Anhaltspunkte für einen Verstoß der relevanten Regelungen des SGB VI gegen höherrangiges Recht liegen nicht vor (ebenso Bayerisches LSG, Urteil vom 23.02.2022 - L 19 R 25/21 - juris). Es liegt auch kein Begründungsmangel im Sinne des § 35 SGB X vor.
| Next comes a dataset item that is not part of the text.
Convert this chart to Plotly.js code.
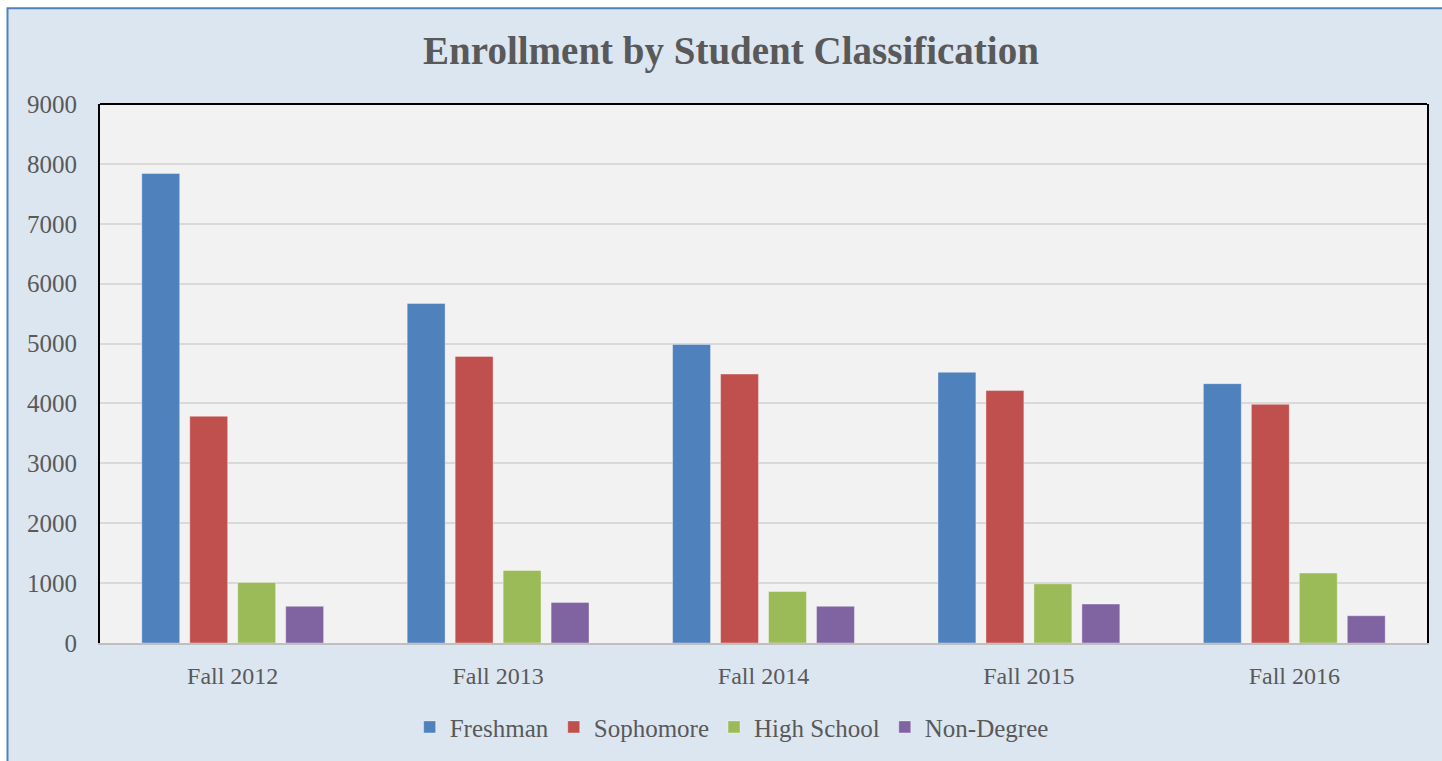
<!DOCTYPE html>
<html>
<head>
<meta charset="utf-8">
<script src="https://cdn.plot.ly/plotly-3.0.1.min.js"></script>
<style>html,body{margin:0;padding:0;background:#fff;}#chart{width:1442px;height:761px;}</style>
</head>
<body>
<div id="chart"></div>
<script>
const terms = ["Fall 2012", "Fall 2013", "Fall 2014", "Fall 2015", "Fall 2016"];
const freshman = [7840, 5670, 4985, 4520, 4330];
const sophomore = [3785, 4785, 4490, 4215, 3985];
const highSchool = [1010, 1210, 860, 988, 1167];
const nonDegree = [612, 678, 612, 650, 455];
const seriesNames = ["Freshman", "Sophomore", "High School", "Non-Degree"];
const seriesColors = ["#4f81bd", "#c0504d", "#9bbb59", "#8064a2"];
const seriesValues = [freshman, sophomore, highSchool, nonDegree];

const font = "'Liberation Serif', 'Times New Roman', serif";
const textColor = "#595959";

const traces = seriesValues.map((vals, i) => ({
  type: "bar",
  name: seriesNames[i],
  x: terms,
  y: vals,
  marker: { color: seriesColors[i], line: { color: "rgba(255,255,255,0.35)", width: 1 } },
  hoverinfo: "x+y+name"
}));

const layout = {
  width: 1442,
  height: 761,
  paper_bgcolor: "#ffffff",
  plot_bgcolor: "rgba(0,0,0,0)",
  margin: { l: 100, r: 15, t: 104, b: 117 },
  barmode: "group",
  bargap: 0.277,
  bargroupgap: 0.21,
  font: { family: font, color: textColor, size: 24 },
  title: {
    text: "<b>Enrollment by Student Classification</b>",
    font: { family: font, size: 39, color: textColor },
    x: 731 / 1442, xref: "container", xanchor: "center",
    y: 1 - 50 / 761, yref: "container", yanchor: "middle"
  },
  xaxis: {
    type: "category",
    showgrid: false,
    showline: true,
    linecolor: "#bfbfbf",
    linewidth: 2,
    ticks: "",
    ticklabelstandoff: 10,
    tickfont: { family: font, size: 24, color: textColor },
    zeroline: false,
    fixedrange: true
  },
  yaxis: {
    range: [0, 9000],
    dtick: 1000,
    tick0: 0,
    showgrid: true,
    gridcolor: "#d9d9d9",
    gridwidth: 2,
    showline: true,
    linecolor: "#000000",
    linewidth: 2,
    mirror: true,
    zeroline: false,
    ticks: "",
    ticklabelstandoff: 16,
    tickfont: { family: font, size: 25, color: textColor },
    fixedrange: true
  },
  legend: {
    orientation: "h",
    x: 0.476, xanchor: "center",
    y: -0.154, yanchor: "middle",
    font: { family: font, size: 25, color: textColor },
    bgcolor: "rgba(0,0,0,0)",
    itemclick: false,
    itemdoubleclick: false
  },
  shapes: [
    {
      type: "rect", layer: "below", xref: "paper", yref: "paper",
      x0: (7.5 - 100) / 1327, x1: (1450 - 100) / 1327,
      y0: (644 - 770) / 540, y1: 1 + (104 - 8) / 540,
      fillcolor: "#dce6f1", line: { color: "#4f81bd", width: 2 }
    },
    {
      type: "rect", layer: "below", xref: "paper", yref: "paper",
      x0: 0, x1: 1, y0: 0, y1: 1,
      fillcolor: "#f2f2f2", line: { width: 0 }
    },
    {
      type: "line", layer: "above", xref: "paper", yref: "paper",
      x0: 0, x1: 1, y0: 1, y1: 1,
      line: { color: "#000000", width: 2 }
    }
  ],
  showlegend: true
};

Plotly.newPlot("chart", traces, layout, { displayModeBar: false, staticPlot: false });
</script>
</body>
</html>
Ergänzend ist darauf hinzuweisen, dass auch die von der Bundesregierung erlassene Verordnung (zur Ermächtigung vgl. § 69 Abs. 1 bzw. § 255b Abs. 1 SGB VI, die erforderliche Zustimmung des Bundesrats liegt vor) zur Bestimmung der Rentenwerte in der gesetzlichen Rentenversicherung und in der Alterssicherung der Landwirte zum 01.07.2020 (Rentenwertbestimmungsverordnung 2020 - RWBestV 2020) weder rechts- noch verfassungswidrig ist (ebenso Bayerisches LSG, Urteil vom 23.02.2022 - L 19 R 25/21 - juris). Ein Anspruch auf eine höhere Rentenanpassung besteht daher nicht.

Die Berufung war daher zurückzuweisen, Hierauf und auf § 193 SGG beruht die Kostenentscheidung.

Gründe, die Revision zuzulassen, liegen nicht vor.